Por supuesto, lo primero que hace el príncipe es enamorarse del nuevo favorito. Aunque circulan los rumores de que Marmoisan es mujer, no logra probarse nada. Cuando el príncipe trata de hacer que se bañe en un río, suena en el aire una voz mágica que dice: “¡Marsoisan, mientras tú te bañas, tu padre se muere!”. Finalmente, se descubre todo el enredo y el hijo de rey se casa con su fantasía erótica, en un apoteósico final feliz, lleno de bodas entre las chicas disfrazadas de chicos y sus enamorados. Pero el cuento, a la vez feminista, queer y camp, termina con una nota moral, pues las hermanas de Marmoisan son recluidas en un convento.
El autor más famoso de la moda de los cuentos de hadas fue Charles Perrault, que mezcló en sus cuentos las voces de los grupos sociales más desprestigiados de su tiempo: los infantes y el pueblo.
En un poema contemporáneo se hacía escarnio del escritor y de su hijo Pierre, al que se le atribuían los cuentos, diciendo que, si seguía así, el joven Perrault llegaría tan lejos como el padre “en el camino del sinsentido”.
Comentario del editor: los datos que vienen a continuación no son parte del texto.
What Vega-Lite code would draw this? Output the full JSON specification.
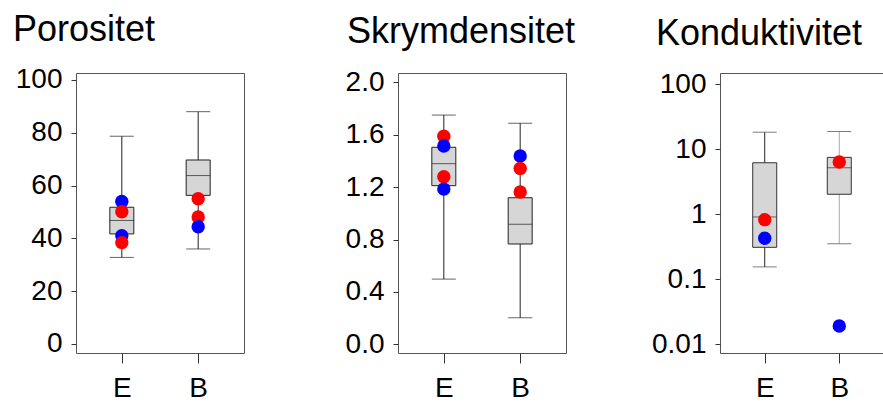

Todos conocemos los cuentos de Perrault, que van de la nota roja erótica (Barba azul y Caperucita roja) hasta las típicas fantasías cortesanas (La bella durmiente y Riquete el del copete), pasando por otros personajes crueles como el Gato con botas y Pulgarcito. Han sido y siguen siendo un surtidor inagotable de versiones, desde Mujer bonita hasta comerciales de toallas femeninas que sirven para quitarle lo rojo a la caperuza y cómics pornográficos.
Al carecer de prestigio, los cuentos de hadas le han hecho un favor a la imaginación. Expandieron los límites de la literatura al representar zonas de imaginación exuberante y subversiva y permitieron el despliegue de una libertad creativa que extiende su influencia hasta hoy.